▸ Given task:
The required output consists solely of the lines from the top of the listing through the line containing "(transfer) at (894.5,57)", transcribed exactly.

|---|

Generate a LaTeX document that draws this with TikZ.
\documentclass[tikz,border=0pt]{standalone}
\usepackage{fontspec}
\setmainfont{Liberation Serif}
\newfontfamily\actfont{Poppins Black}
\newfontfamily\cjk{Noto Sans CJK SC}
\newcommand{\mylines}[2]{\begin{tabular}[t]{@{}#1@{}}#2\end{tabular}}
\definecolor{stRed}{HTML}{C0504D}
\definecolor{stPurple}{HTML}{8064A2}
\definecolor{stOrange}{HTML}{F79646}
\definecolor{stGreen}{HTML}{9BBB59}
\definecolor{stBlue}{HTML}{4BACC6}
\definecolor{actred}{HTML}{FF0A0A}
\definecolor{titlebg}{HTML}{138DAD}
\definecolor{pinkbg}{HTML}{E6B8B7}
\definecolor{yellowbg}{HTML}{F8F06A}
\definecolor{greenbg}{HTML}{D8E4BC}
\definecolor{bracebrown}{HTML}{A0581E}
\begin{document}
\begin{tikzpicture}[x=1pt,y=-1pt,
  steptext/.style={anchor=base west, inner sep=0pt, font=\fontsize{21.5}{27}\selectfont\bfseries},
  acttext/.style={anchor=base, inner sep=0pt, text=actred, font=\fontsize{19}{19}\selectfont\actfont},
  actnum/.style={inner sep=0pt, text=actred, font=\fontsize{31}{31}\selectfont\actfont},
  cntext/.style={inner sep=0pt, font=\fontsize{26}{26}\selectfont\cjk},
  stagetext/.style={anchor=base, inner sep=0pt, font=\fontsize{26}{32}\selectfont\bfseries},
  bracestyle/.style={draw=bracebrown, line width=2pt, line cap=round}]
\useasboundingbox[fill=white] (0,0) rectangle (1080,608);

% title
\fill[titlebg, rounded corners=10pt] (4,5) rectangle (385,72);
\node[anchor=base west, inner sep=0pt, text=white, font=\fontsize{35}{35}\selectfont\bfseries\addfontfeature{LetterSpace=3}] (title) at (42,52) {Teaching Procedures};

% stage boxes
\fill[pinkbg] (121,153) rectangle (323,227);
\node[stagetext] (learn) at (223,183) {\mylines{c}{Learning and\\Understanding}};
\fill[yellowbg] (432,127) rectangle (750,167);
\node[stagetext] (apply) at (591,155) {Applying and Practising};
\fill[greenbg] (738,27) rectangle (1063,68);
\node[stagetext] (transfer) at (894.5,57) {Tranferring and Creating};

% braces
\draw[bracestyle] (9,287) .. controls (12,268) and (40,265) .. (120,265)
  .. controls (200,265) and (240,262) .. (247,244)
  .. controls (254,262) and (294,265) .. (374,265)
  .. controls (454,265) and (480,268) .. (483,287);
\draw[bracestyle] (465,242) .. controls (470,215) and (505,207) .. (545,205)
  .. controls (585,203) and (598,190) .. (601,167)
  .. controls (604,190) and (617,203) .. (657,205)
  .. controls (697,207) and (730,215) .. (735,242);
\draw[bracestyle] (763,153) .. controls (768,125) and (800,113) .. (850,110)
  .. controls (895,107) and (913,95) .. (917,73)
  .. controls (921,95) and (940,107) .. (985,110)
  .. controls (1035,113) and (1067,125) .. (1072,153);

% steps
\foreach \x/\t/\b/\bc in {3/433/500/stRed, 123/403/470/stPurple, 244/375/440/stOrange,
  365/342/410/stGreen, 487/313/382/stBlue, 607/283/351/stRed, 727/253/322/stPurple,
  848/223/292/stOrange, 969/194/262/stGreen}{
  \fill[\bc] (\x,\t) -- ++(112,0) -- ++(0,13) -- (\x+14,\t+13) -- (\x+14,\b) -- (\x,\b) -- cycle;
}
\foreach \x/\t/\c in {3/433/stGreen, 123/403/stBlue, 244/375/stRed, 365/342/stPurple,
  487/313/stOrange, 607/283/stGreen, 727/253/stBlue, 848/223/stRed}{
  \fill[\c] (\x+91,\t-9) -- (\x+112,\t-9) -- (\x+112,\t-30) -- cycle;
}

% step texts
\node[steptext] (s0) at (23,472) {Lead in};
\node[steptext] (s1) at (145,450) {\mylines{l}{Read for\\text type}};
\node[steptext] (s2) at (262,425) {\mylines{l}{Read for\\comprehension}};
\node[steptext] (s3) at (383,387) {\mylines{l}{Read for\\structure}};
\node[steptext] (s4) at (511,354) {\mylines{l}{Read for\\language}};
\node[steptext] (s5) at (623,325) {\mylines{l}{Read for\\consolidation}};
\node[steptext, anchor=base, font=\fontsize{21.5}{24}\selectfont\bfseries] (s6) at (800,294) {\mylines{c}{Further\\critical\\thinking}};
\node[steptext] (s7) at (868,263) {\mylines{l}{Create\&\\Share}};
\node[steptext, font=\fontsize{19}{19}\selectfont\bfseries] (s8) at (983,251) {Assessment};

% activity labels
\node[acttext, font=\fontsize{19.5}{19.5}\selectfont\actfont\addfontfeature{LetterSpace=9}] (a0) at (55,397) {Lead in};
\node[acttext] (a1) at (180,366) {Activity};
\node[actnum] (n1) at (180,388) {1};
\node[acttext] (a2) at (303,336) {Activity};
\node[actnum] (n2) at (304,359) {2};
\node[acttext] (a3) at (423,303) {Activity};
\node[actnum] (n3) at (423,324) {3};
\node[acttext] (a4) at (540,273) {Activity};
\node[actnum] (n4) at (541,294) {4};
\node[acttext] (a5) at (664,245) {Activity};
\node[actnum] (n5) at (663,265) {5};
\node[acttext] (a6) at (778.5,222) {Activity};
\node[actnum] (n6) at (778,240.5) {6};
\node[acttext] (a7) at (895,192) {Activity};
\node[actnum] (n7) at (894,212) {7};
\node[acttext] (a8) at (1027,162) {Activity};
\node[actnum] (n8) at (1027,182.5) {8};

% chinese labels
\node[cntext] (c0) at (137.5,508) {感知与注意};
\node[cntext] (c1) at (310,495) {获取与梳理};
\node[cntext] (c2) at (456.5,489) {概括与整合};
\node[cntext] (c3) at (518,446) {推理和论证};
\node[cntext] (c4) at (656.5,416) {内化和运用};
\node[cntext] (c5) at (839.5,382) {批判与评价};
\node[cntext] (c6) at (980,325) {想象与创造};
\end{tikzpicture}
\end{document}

|---|

▸ Finished exercise:
Generate a LaTeX document that draws this with TikZ.
\documentclass[tikz,border=0pt]{standalone}
\usepackage{fontspec}
\setmainfont{Liberation Serif}
\newfontfamily\actfont{Poppins Black}
\newfontfamily\cjk{Noto Sans CJK SC}
\newcommand{\mylines}[2]{\begin{tabular}[t]{@{}#1@{}}#2\end{tabular}}
\definecolor{stRed}{HTML}{C0504D}
\definecolor{stPurple}{HTML}{8064A2}
\definecolor{stOrange}{HTML}{F79646}
\definecolor{stGreen}{HTML}{9BBB59}
\definecolor{stBlue}{HTML}{4BACC6}
\definecolor{actred}{HTML}{FF0A0A}
\definecolor{titlebg}{HTML}{138DAD}
\definecolor{pinkbg}{HTML}{E6B8B7}
\definecolor{yellowbg}{HTML}{F8F06A}
\definecolor{greenbg}{HTML}{D8E4BC}
\definecolor{bracebrown}{HTML}{A0581E}
\begin{document}
\begin{tikzpicture}[x=1pt,y=-1pt,
  steptext/.style={anchor=base west, inner sep=0pt, font=\fontsize{21.5}{27}\selectfont\bfseries},
  acttext/.style={anchor=base, inner sep=0pt, text=actred, font=\fontsize{19}{19}\selectfont\actfont},
  actnum/.style={inner sep=0pt, text=actred, font=\fontsize{31}{31}\selectfont\actfont},
  cntext/.style={inner sep=0pt, font=\fontsize{26}{26}\selectfont\cjk},
  stagetext/.style={anchor=base, inner sep=0pt, font=\fontsize{26}{32}\selectfont\bfseries},
  bracestyle/.style={draw=bracebrown, line width=2pt, line cap=round}]
\useasboundingbox[fill=white] (0,0) rectangle (1080,608);

% title
\fill[titlebg, rounded corners=10pt] (4,5) rectangle (385,72);
\node[anchor=base west, inner sep=0pt, text=white, font=\fontsize{35}{35}\selectfont\bfseries\addfontfeature{LetterSpace=3}] (title) at (42,52) {Teaching Procedures};

% stage boxes
\fill[pinkbg] (121,153) rectangle (323,227);
\node[stagetext] (learn) at (223,183) {\mylines{c}{Learning and\\Understanding}};
\fill[yellowbg] (432,127) rectangle (750,167);
\node[stagetext] (apply) at (591,155) {Applying and Practising};
\fill[greenbg] (738,27) rectangle (1063,68);
\node[stagetext] (transfer) at (894.5,57) {Tranferring and Creating};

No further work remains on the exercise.